Given the nascent stage of most energy access markets, much of the existing PAYG literature focuses on analyzing the innovative variations of business models as well as factors that could improve the enabling environment. However, market players in both Kenya and Tanzania have evolved beyond an early-stage pilot phase. These pioneering companies have successfully raised grant, equity, and—more recently— debt finance to pilot, develop, and scale their businesses. According to our estimates, they have reached more than half a million households through rapid sales growth. The market overall is also evolving, as suggested by the participation of 52 international private sector investors—ranging from foundations to large companies—and five debt deals struck in 2015, the largest of which was a US$45 million raise by one company. Market leaders such as M-KOPA, Mobisol, and Off-Grid Electric have begun expanding into regional markets.
While encouraging progress has been made, the addressable markets in Kenya and Tanzania are much larger than those reached by existing companies so far, and the products they offer need to be larger in capacity if they are to provide more than basic lighting and mobile charging. PAYG companies will require about one billion dollars across these two countries to scale for broader impact. Therefore, this issue brief focuses on how this broader impact can be created. We look at how successful PAYG businesses operating in Kenya and Tanzania have raised finance and the constraints faced by the industry, and we propose recommendations for how donors and DFIs can continue to support the development of these markets.
Currently, the various types of capital (debt, impact equity capital, grant) that PAYG companies need are available almost exclusively from international investors. Local financial institutions in Kenya and Tanzania have been hesitant to provide financing to PAYG customers: they perceive PAYG companies as early-stage, risky businesses and are unfamiliar with the technology as well as the creditworthiness of rural consumers. The absence of local capital sources to some extent explains the fact that almost all the successful PAYG companies are foreign owned and foreign managed. Local companies often lack the initial resources, as well as the networks and skills, to raise both early-stage capital and develop complex financial structures to raise debt capital from international markets. Local companies are also hesitant to take on foreign currency risk.

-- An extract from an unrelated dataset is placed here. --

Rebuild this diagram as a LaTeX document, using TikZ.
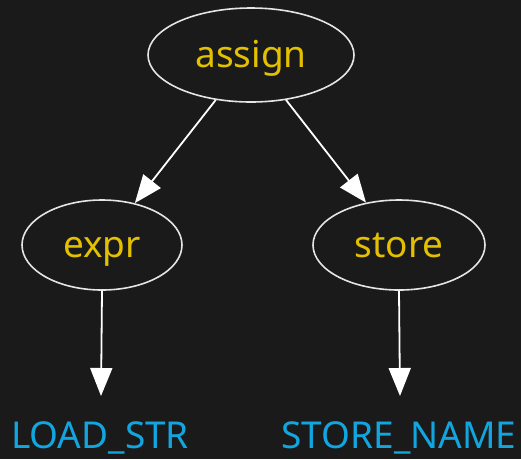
\documentclass[tikz,border=0pt]{standalone}
\usepackage{fontspec}
\setmainfont{Noto Sans}
\usetikzlibrary{shapes.geometric,arrows.meta}
\definecolor{bg}{HTML}{1A1A1A}
\definecolor{gold}{HTML}{E3C000}
\definecolor{lblue}{HTML}{12A6E0}
\begin{document}
\begin{tikzpicture}[x=1pt,y=-1pt,
  nd/.style={ellipse,draw=white!90!black,line width=1.6pt,inner sep=0pt,text=gold,text height=24pt,text depth=0pt,font=\fontsize{37}{44}\selectfont},
  lbl/.style={text=lblue,font=\fontsize{37}{44}\selectfont,inner sep=0pt,anchor=base},
  arr/.style={draw=white,line width=1.8pt,-{Triangle[length=28pt,width=22pt]}}]
\fill[bg] (0,0) rectangle (521,459);
\useasboundingbox (0,0) rectangle (521,459);
\node[nd,minimum width=206pt,minimum height=94pt] (assign) at (251,55) {assign};
\node[nd,minimum width=160pt,minimum height=90pt] (expr) at (102,245) {expr};
\node[nd,minimum width=172pt,minimum height=90pt] (store) at (399,245) {store};
\node[lbl] (load) at (100,448) {LOAD\_STR};
\node[lbl] (sname) at (399,448) {STORE\_NAME};
\coordinate (t1) at (101,396);
\coordinate (t2) at (400,396);
\draw[arr] (assign) -- (expr);
\draw[arr] (assign) -- (store);
\draw[arr] (expr.south) -- (t1);
\draw[arr] (store.south) -- (t2);
\end{tikzpicture}
\end{document}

Technological barriers to the PAYG business are falling, and the sector is likely to see the entry of a larger number of companies. This is not yet happening, because access to finance remains a key entry barrier, particularly for locally owned and managed companies. Finance is most critically needed to build out marketing, sales, and service infrastructure and to provide customers with financing. The relative lack of access to finance results in fewer companies and less competition in the PAYG sector.
Local currency debt could eliminate currency volatility costs, reduce the transaction complexity associated with raising international debt and reduce entry barriers for local companies. In turn, new entrants and increased competition could lower prices and allow offerings of products and services that offer higher levels of electricity access at affordable prices. DFIs and donors have a role to play in supporting local financial institutions to extend local currency debt. In Bangladesh, international DFIs and donors channeled funds for energy access through IDCOL, a government-owned financial intermediary. IDCOL also played a strong role in market development. The market support roles played by IDCOL can be adapted to the Kenyan and Tanzanian contexts. The debt-financing role in Kenya and Tanzania can be played by commercial banks from the very beginning. Involving commercial banks would have the advantage of ensuring that funds are available to the sector even after donors withdraw. Results-based financing involving private donors and civil society organizations could help private sector operators build up their marketing and distribution infrastructure under a limited period of donor assistance. Monitoring and verification functions could be housed within public organizations such as rural electrification agencies, in partnerships with the respective bureau of standards, as per World Bank Group (WBG) Lighting Africa standards.
Drawing on the success of the IDCOL program and the unique needs of PAYG companies, we offer recommendations targeted primarily to DFIs and donors regarding how they can support local financial institutions in their efforts to expand energy access in Kenya and Tanzania.
International DFIs and donors can leverage their long relationships with local financial institutions in Kenya and Tanzania to stimulate local finance for the PAYG sector. DFIs and donors can provide guarantee schemes and lines of credit to local banks. This support would help banks develop a deeper understanding and familiarity with PAYG business models, and make finance more accessible to local companies. International DFIs and donors can “crowd in” private sector investment in PAYG by channeling their investments through fund of funds run by professional impact investors and incentivize PAYG companies to invest in targeted marketing and distribution infrastructure through results-based financing. DFIs and donors can also provide technical assistance to public organizations to support capacity building in monitoring and verification.
Local commercial banks can begin to explore the PAYG sector, and understand company cash flow patterns, through the provision of short-term trade finance. They can also explore mechanisms such as a debt service coverage account to partially cover for default risks. National governments can provide support through a suite of policy and regulatory measures to unlock domestic commercial financing for distributed renewable energy including, for example, the development of mechanisms to coordinate roles of institutions in this space and encourage private sector activity by setting clear national priorities and releasing grid extension plans to the public. Private sector investors can help companies to access different types of capital and partnerships in response to evolving business needs. This may include support for raising capital from local commercial banks. Foundations and family offices can provide loss guarantees to local banks. Private sector PAYG businesses can adopt standardized accounting standards to assist in transactions with local banks.
The scope of this issue brief is confined to analysis of financing in support of PAYG solar home system companies. While we recognize that PAYG products providing lower-level energy services are not comprehensive solutions to the energy access challenge, we believe that our recommendations will also support the broader energy access sector, including mini- and micro-grids.